ROUSE: Remixing ist immer nur als Alternative zu den Original-Mastertapes zu betrachten, nie als ihr Ersatz, denn mit Remixing kann man zwar bestimmte Instrumente oder Stimmen wesentlich deutlicher in den Vordergrund drängen, aber damit wird gleichzeitig auch die Wahrnehmung eines Musiktitels verändert. Und über welche Musik reden wir hier, bitte schön? Niemand hat so viele Platten verkauft wie die Beatles, und das Klangspektrum der Original-Mono- und Stereobänder hat sich in unser kollektives Menschheitsgedächtnis eingebrannt. Insofern wollten und mussten wir uns beim Remastering so exakt wie möglich an den Originalen orientieren, die überall auf der Welt Konsens sind.

Wird die Wahrnehmung einer Tonaufnahme beim Remastering nicht auch verändert?
ROUSE: Es herrschte in unserem Team allerdings Einigkeit darüber, dass wir keineswegs in die tatsächlichen Performances der Beatles eingreifen wollten. Ob es Ringos quietschendes Kickdrum-Pedal oder der knarrende Stuhl am Ende von "A Day In The Life" war, dessen Geräusch jeder kennt und erwartet - all das sollte auf jeden Fall weiterhin hörbar bleiben. Alle technischen Missgeschicke in den ursprünglichen Masters haben wir allerdings eliminiert.

Waren Ringo und Paul eigentlich mal hier während des Remastering-Prozesses?
ROUSE: Für den Original-Monomix des "Sgt. Pepper"-Albums brauchte George Martin ein paar Wochen, während er für den Stereomix des Albums zwei Tage brauchte. Wir haben zwei Tage benötigt, um einen einzigen Song des Albums zu mastern. Paul und Ringo sind zwar auch nicht mehr die Jüngsten, aber die beiden hätten verständlicherweise nicht ihre kostbare Zeit damit vertrödelt, uns bei der haargenauen Arbeit zu beobachten, die wir für ihre Musik leisteten.

Basiert das zeitgleich mit den neuen Remasters erscheinende Computerspiel "Beatles Rockband" auf denselben Tonspuren wie die CDs?
ROUSE: Nein, für das Computerspiel wurden sämtliche enthaltenen Beatles-Songs einem Remixing-Verfahren unterzogen, um die einzelnen Instrumentenspuren von den Spielern so flexibel wie möglich gestalten zu lassen.

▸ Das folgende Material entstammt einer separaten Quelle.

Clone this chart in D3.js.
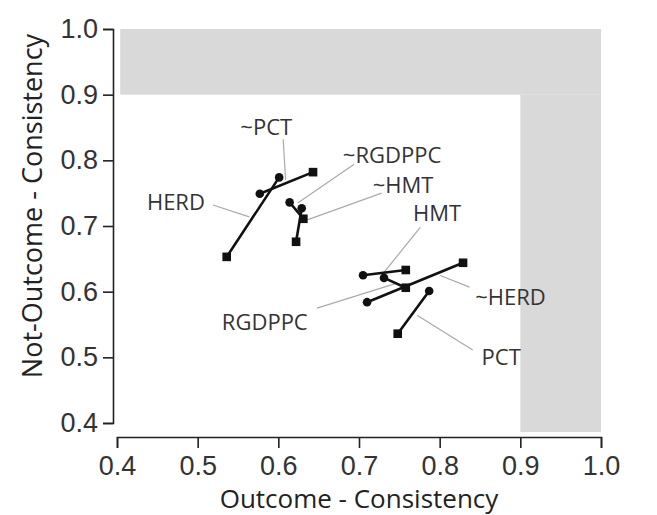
<!DOCTYPE html>
<html>
<head>
	<meta charset="utf-8">
	<script src="https://d3js.org/d3.v7.min.js"></script>
	<style>
		body { margin: 0; background: #fff; }
		svg { display: block; font-family: "Open Sans", sans-serif; }
		.domain, .tick line { stroke: #222; stroke-width: 1.6; }
		.tick text { fill: #333; font-size: 27px; }
		.lbl { fill: #333; font-size: 22px; }
		.leader { stroke: #aaa; stroke-width: 1.2; }
	</style>
</head>
<body>
<svg width="657" height="515"></svg>

<script>
	// tick values on both axes
	const xTicks = [0.4, 0.5, 0.6, 0.7, 0.8, 0.9, 1.0];
	const yTicks = [0.4, 0.5, 0.6, 0.7, 0.8, 0.9, 1.0];

	// one segment per condition: circle end -> square end
	const conditions = ["HERD", "~PCT", "~RGDPPC", "~HMT", "HMT", "RGDPPC", "~HERD", "PCT"];
	const circleX = [0.601, 0.577, 0.614, 0.629, 0.705, 0.731, 0.710, 0.787];
	const circleY = [0.774, 0.749, 0.736, 0.727, 0.625, 0.621, 0.584, 0.601];
	const squareX = [0.536, 0.643, 0.631, 0.622, 0.758, 0.758, 0.829, 0.748];
	const squareY = [0.653, 0.782, 0.711, 0.676, 0.633, 0.606, 0.644, 0.536];

	// label placement (data units): text anchor point and leader line ends
	const labelX  = [0.509, 0.585, 0.680, 0.717, 0.767, 0.530, 0.844, 0.852];
	const labelY  = [0.724, 0.838, 0.796, 0.750, 0.707, 0.542, 0.580, 0.488];
	const leadX1  = [0.519, 0.606, 0.694, 0.728, 0.776, 0.648, 0.837, 0.841];
	const leadY1  = [0.732, 0.832, 0.794, 0.750, 0.698, 0.575, 0.607, 0.511];
	const leadX2  = [0.564, 0.609, 0.624, 0.635, 0.730, 0.747, 0.800, 0.772];
	const leadY2  = [0.714, 0.770, 0.735, 0.709, 0.628, 0.613, 0.625, 0.564];

	const svg = d3.select("svg");

	const x = d3.scaleLinear().domain([0.4, 1.0]).range([117, 601]);
	const y = d3.scaleLinear().domain([0.4, 1.0]).range([423, 29]);

	// grey "not reached" band along top and right
	svg.append("rect")
		.attr("x", x(0.404)).attr("y", y(1.0))
		.attr("width", x(1.0) - x(0.404)).attr("height", y(0.9) - y(1.0))
		.attr("fill", "#d9d9d9");
	svg.append("rect")
		.attr("x", x(0.9)).attr("y", y(0.9))
		.attr("width", x(1.0) - x(0.9)).attr("height", y(0.4) - y(0.9) + 9)
		.attr("fill", "#d9d9d9");

	const xAxis = d3.axisBottom(x).tickValues(xTicks).tickFormat(d3.format(".1f"))
		.tickSize(11).tickPadding(8);
	const yAxis = d3.axisLeft(y).tickValues(yTicks).tickFormat(d3.format(".1f"))
		.tickSize(10).tickPadding(5);

	svg.append("g").attr("transform", "translate(0,437)").call(xAxis);
	svg.append("g").attr("transform", "translate(113,0)").call(yAxis);

	svg.append("text")
		.attr("x", 359).attr("y", 508)
		.attr("text-anchor", "middle")
		.style("font-size", "26px").style("fill", "#222")
		.text("Outcome - Consistency");

	svg.append("text")
		.attr("transform", "translate(42,206) rotate(-90)")
		.attr("text-anchor", "middle")
		.style("font-size", "27px").style("fill", "#222")
		.text("Not-Outcome - Consistency");

	const idx = d3.range(conditions.length);

	// leader lines
	svg.selectAll(".leader").data(idx).enter()
		.append("line").attr("class", "leader")
		.attr("x1", i => x(leadX1[i])).attr("y1", i => y(leadY1[i]))
		.attr("x2", i => x(leadX2[i])).attr("y2", i => y(leadY2[i]));

	svg.selectAll(".seg").data(idx).enter()
		.append("line").attr("class", "seg")
		.attr("x1", i => x(circleX[i])).attr("y1", i => y(circleY[i]))
		.attr("x2", i => x(squareX[i])).attr("y2", i => y(squareY[i]))
		.attr("stroke", "#111").attr("stroke-width", 2.6);

	svg.selectAll(".dot").data(idx).enter()
		.append("circle").attr("class", "dot")
		.attr("cx", i => x(circleX[i])).attr("cy", i => y(circleY[i]))
		.attr("r", 4.3).attr("fill", "#111");

	svg.selectAll(".sq").data(idx).enter()
		.append("rect").attr("class", "sq")
		.attr("x", i => x(squareX[i]) - 4.3).attr("y", i => y(squareY[i]) - 4.3)
		.attr("width", 8.6).attr("height", 8.6).attr("fill", "#111");

	svg.selectAll(".lbl").data(idx).enter()
		.append("text").attr("class", "lbl")
		.attr("x", i => x(labelX[i])).attr("y", i => y(labelY[i]))
		.attr("text-anchor", i => conditions[i] === "HERD" ? "end" : (conditions[i] === "~PCT" ? "middle" : "start"))
		.text(i => conditions[i]);
</script>
</body>
</html>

Zwar muss man sich keine Sorgen darüber machen, dass neue Generationen die Musik der Beatles möglicherweise ignorieren könnten, aber das Computerspiel wird jungen Leuten noch mal einen ganz anderen Blick auf die Beatles gewähren.

Können Sie die Songs der Beatles eigentlich noch genießen?
ROUSE: Ich arbeite seit 20 Jahren fast ausschließlich an der Pflege und Aufwertung der Beatles-Bänder, womit ich mehr Zeit mit ihrer Musik verbrachte als die Beatles selbst. Deren Songs sind, subjektiv und objektiv betrachtet, immer noch genial. Aber ich glaube, dass keiner unserer Teams am Abend, auf dem Heimweg, eine Beatles-CD in die Autoanlage legt.